QUOTE(Teez @ Apr 20 2010, 01:13 AM)

Yes good luck.
For the dance stuff I almost always set up an 8 or 16 beat loop, synchronise it then fade it across (if it's a good loop and the key is right I let both run for a while) and then release the loop. So much easier than mixing on the fly.
Don't know if anyone else does it that way but I picked it up from an American DJ and for the types of unsophisticated audiences I play to it works well enough.
I don't do it the DJ Tutor way as all I'm after is that my audience enjoys my mixing (which they do).
The fact that I'm using technology to do the beatmatching rather than finger tapping is purely a commercial decision. This is not an area where principles matter to me.

I work in a similar way, although I am just getting used to Traktor (with X1 Control) and what it can do.
I have an 8 bar of the incoming song already synced over the top of the playing song, then loop the outgoing with an 8 or 4 and drop in the incoming over the top, using the bass cut where necessary.
Then on the outgoing i chop the loop -> 2, 1, 1/2 beat over the incoming, then release the loop on incoming and drop the fader on the outgoing so it hits the vocal or hook on the incoming right on.
It gets a really good reaction as they know what is coming and are just waiting for it to kick in :)

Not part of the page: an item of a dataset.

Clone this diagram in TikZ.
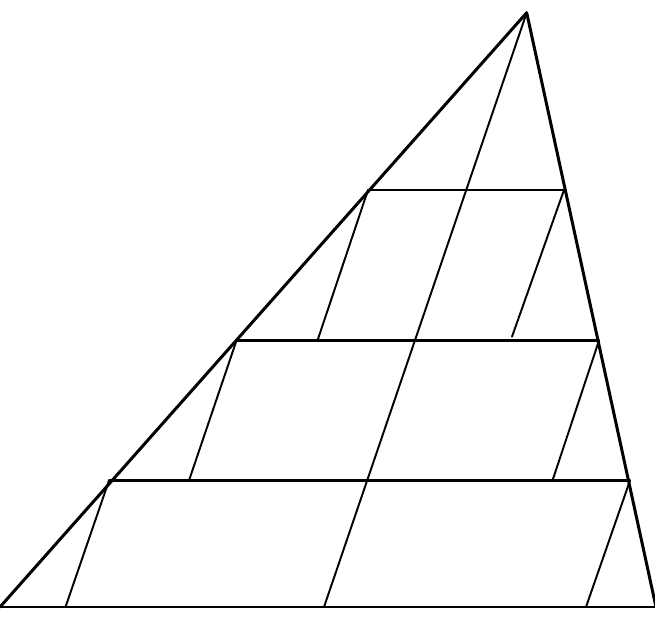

In terms of the house tunes, it might be best to learn and get used to tunes that you know and play at parties, like 90s dance, Bobby Brown, Livin Joy, insomnia, sandstorm etc, etc This is what is going to change the experience for you audience whereas, and this is my opinion, some of the long house mixes are actually pretty easy to beatmatch and keep in time and the guys who work the clubs are working with audiences which are more open to music they haven't heard before and will just dance to a beat. At mobile functions this is completely different and often i will only use 2 minutes of a 3-4 minute tune, all mixed up to keep them dancing.